Recently, cloud computing is recognized as a suitable solution and paradigm for providing a flexible, on-demand computing infrastructure over the Internet for large-scale scientific-workflow-based applications. The services that can be provided from the cloud include Software-as-a-Service (SaaS), Platform-as-a-Service (PaaS), and Infrastructure-as-a-Service (IaaS). SaaS and PaaS clouds offer web applications/software over the Internet, running on cloud infrastructure. They are therefore less suitable for scientific workflows than IaaS ones because they mainly offer an environment to design, develop and test web-based applications. Instead, IaaS clouds offer an easily accessible, flexible, and scalable infrastructure suitable for the deployment of large-scale scientific applications based on on-demand and pay-per-use patterns (Buyya, 2009).

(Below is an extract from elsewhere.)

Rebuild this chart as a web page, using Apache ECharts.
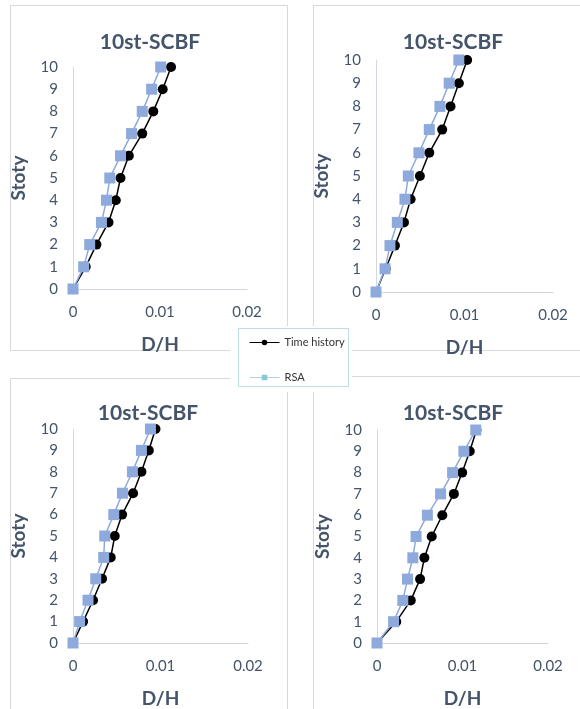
<!DOCTYPE html>
<html>
<head>
<meta charset="utf-8">
<script src="https://cdn.jsdelivr.net/npm/echarts@6/dist/echarts.min.js"></script>
<style>
  html, body { margin: 0; padding: 0; background: #fff; }
  #chart { width: 580px; height: 709px; }
</style>
</head>
<body>
<div id="chart"></div>
<script>
// Storey levels (vertical axis) shared by all four frames
const storeys = [0, 1, 2, 3, 4, 5, 6, 7, 8, 9, 10];

// Drift ratio D/H per storey, time-history analysis vs response spectrum analysis
const timeHistoryA = [0, 0.00146, 0.00269, 0.00408, 0.00492, 0.00546, 0.00642, 0.00796, 0.00923, 0.01031, 0.01127];
const rsaA         = [0, 0.00123, 0.00192, 0.00327, 0.00385, 0.00423, 0.00546, 0.00673, 0.00796, 0.00904, 0.01008];

const timeHistoryB = [0, 0.00109, 0.00214, 0.00316, 0.00391, 0.00496, 0.00602, 0.00748, 0.00842, 0.00936, 0.01030];
const rsaB         = [0, 0.00102, 0.00158, 0.00241, 0.00327, 0.00365, 0.00485, 0.00602, 0.00722, 0.00827, 0.00936];

const timeHistoryC = [0, 0.00115, 0.00229, 0.00332, 0.00431, 0.00477, 0.00561, 0.00687, 0.00782, 0.00866, 0.00943];
const rsaC         = [0, 0.00076, 0.00172, 0.00260, 0.00351, 0.00363, 0.00466, 0.00565, 0.00679, 0.00782, 0.00885];

const timeHistoryD = [0, 0.00225, 0.00395, 0.00504, 0.00554, 0.00640, 0.00764, 0.00899, 0.00996, 0.01085, 0.01163];
const rsaD         = [0, 0.00194, 0.00302, 0.00357, 0.00419, 0.00457, 0.00589, 0.00744, 0.00884, 0.01016, 0.01155];

const chartTitle = '10st-SCBF';
const xTitle = 'D/H';
const yTitle = 'Stoty';
const seriesNames = ['Time history', 'RSA'];

const xMin = 0, xMax = 0.02, xStep = 0.01;
const yMin = 0, yMax = 10, yStep = 1;

const FONT = 'Lato, "Open Sans", sans-serif';
const SLATE = '#44546A';
const AXIS_GRAY = '#D0D7E1';
const BLUE = '#8EA9DB';

const panels = [
  { th: timeHistoryA, rsa: rsaA, grid: { left: 73,  right: 333, top: 67,  bottom: 420 }, titleAt: [150, 42],
    frame: [10, 5, 277, 345] },
  { th: timeHistoryB, rsa: rsaB, grid: { left: 376, right: 27,  top: 60,  bottom: 417 }, titleAt: [453, 42],
    frame: [313, 5, 290, 345] },
  { th: timeHistoryC, rsa: rsaC, grid: { left: 73,  right: 332, top: 429, bottom: 60 },  titleAt: [148, 413],
    frame: [10, 378, 277, 360] },
  { th: timeHistoryD, rsa: rsaD, grid: { left: 377, right: 32,  top: 430, bottom: 59 },  titleAt: [453, 413],
    frame: [313, 376, 290, 360] }
];

const pairs = (xs) => xs.map((x, i) => [x, storeys[i]]);

const grids = [], xAxes = [], yAxes = [], series = [], graphics = [];

panels.forEach((p, i) => {
  grids.push(Object.assign({ containLabel: false }, p.grid));

  xAxes.push({
    type: 'value', gridIndex: i, min: xMin, max: xMax, interval: xStep,
    name: xTitle, nameLocation: 'middle', nameGap: 46,
    nameTextStyle: { fontFamily: FONT, fontSize: 19, fontWeight: 'bold', color: SLATE },
    axisLine: { show: true, onZero: false, lineStyle: { color: AXIS_GRAY, width: 1 } },
    axisTick: { show: false },
    splitLine: { show: false },
    axisLabel: { fontFamily: FONT, fontSize: 15, color: SLATE, margin: 16,
      formatter: (v) => (v === 0 ? '0' : String(+v.toFixed(2))) }
  });

  yAxes.push({
    type: 'value', gridIndex: i, min: yMin, max: yMax, interval: yStep,
    name: yTitle, nameLocation: 'middle', nameGap: 45,
    nameTextStyle: { fontFamily: FONT, fontSize: 19, fontWeight: 'bold', color: SLATE },
    axisLine: { show: true, onZero: false, lineStyle: { color: AXIS_GRAY, width: 1 } },
    axisTick: { show: false },
    splitLine: { show: false },
    axisLabel: { fontFamily: FONT, fontSize: 15, color: SLATE, margin: 15 }
  });

  series.push({
    name: seriesNames[0], type: 'line', xAxisIndex: i, yAxisIndex: i,
    data: pairs(p.th), symbol: 'circle', symbolSize: 10,
    itemStyle: { color: '#000' }, lineStyle: { color: '#000', width: 1.5 },
    emphasis: { disabled: true }, animation: false, z: 2
  });
  series.push({
    name: seriesNames[1], type: 'line', xAxisIndex: i, yAxisIndex: i,
    data: pairs(p.rsa), symbol: 'rect', symbolSize: 11,
    itemStyle: { color: BLUE }, lineStyle: { color: BLUE, width: 1.5 },
    emphasis: { disabled: true }, animation: false, z: 3
  });

  // chart-area frame of each panel
  graphics.push({
    type: 'rect', z: 0, silent: true,
    shape: { x: p.frame[0] + 0.5, y: p.frame[1] + 0.5, width: p.frame[2], height: p.frame[3] },
    style: { fill: 'none', stroke: '#D9D9D9', lineWidth: 1 }
  });
  // panel title
  graphics.push({
    type: 'text', z: 5, silent: true,
    x: p.titleAt[0], y: p.titleAt[1],
    style: { text: chartTitle, fontFamily: FONT, fontSize: 21, fontWeight: 'bold', fill: SLATE,
      align: 'center', verticalAlign: 'middle' }
  });
});

// shared legend box sitting between the panels
graphics.push({
  type: 'rect', z: 10, silent: true,
  shape: { x: 230, y: 326, width: 122, height: 66 },
  style: { fill: '#fff', stroke: 'none' }
});
graphics.push({
  type: 'rect', z: 11, silent: true,
  shape: { x: 238.5, y: 328.5, width: 110, height: 58 },
  style: { fill: 'none', stroke: '#BFDDE4', lineWidth: 1 }
});

const option = {
  backgroundColor: '#fff',
  animation: false,
  grid: grids,
  xAxis: xAxes,
  yAxis: yAxes,
  series: series,
  graphic: { elements: graphics },
  legend: {
    orient: 'vertical', left: 244, top: 332, z: 20,
    itemWidth: 30, itemHeight: 7, itemGap: 24,
    textStyle: { fontFamily: FONT, fontSize: 11, color: '#333' },
    data: [
      { name: seriesNames[0], itemStyle: { color: '#000' }, lineStyle: { color: '#000', width: 1 } },
      { name: seriesNames[1], itemStyle: { color: '#8CC8D6' }, lineStyle: { color: '#B3D3DC', width: 1 } }
    ],
    selectedMode: false
  }
};

const chart = echarts.init(document.getElementById('chart'), null, { renderer: 'canvas' });
chart.setOption(option);
</script>
</body>
</html>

One of the most challenging NP-hard problems that researchers try to address is how to schedule large-scale scientific applications to distributed and heterogeneous computational nodes, e.g., IaaS clouds, such that quantitative goals such as process make-span are optimized, and certain constraints such as communication cost and storage requirements areas followed ((Wu, Zhou, Zhu, & Xia, 2018; Zheng, Trivedi, Qiu, & Xia, 2017; Deng, Wu, Taheri, Zomaya, & Wu, 2016)). From the end-user perspective, a low make-span is always preferred, whereas from the system’s perspective system-level efficiency and fairness are often considered as a good motivation such that the scientific applications and tasks are supposed to be fairly distributed among computational resources to avoid hot spots and performance bottle-necks. However, a careful investigation into related work indicates that only a few schemes are able to deal with both perspectives, such as optimizing user objectives (e.g., make-span) while fulfilling other constraints, and providing a fair workload distribution among physical computational resources of clouds.

The primary aim of the paper is thus to provide a multi-objective scheduling framework to address the real-time workflow-scheduling problem on multiple IaaS cloud. Specifically, we consider a multi-objective optimization workflow scheduling approach based on dynamic game-theoretic model. It aims at reducing workflow make-spans, reducing cost, and maximizing system fairness in terms of workload distribution among heterogeneous VMs. We conduct extensive case studies as well based on various randomly-generated scientific workflow templates and heterogeneous VMs created on real-world third-party commercial IaaS clouds, i.e., Amazon, Tencent, and Ali clouds. Experimental results clearly suggest that our proposed approach outperforms traditional ones by achieving lower workflow make-spans, lower cost, and better system fairness.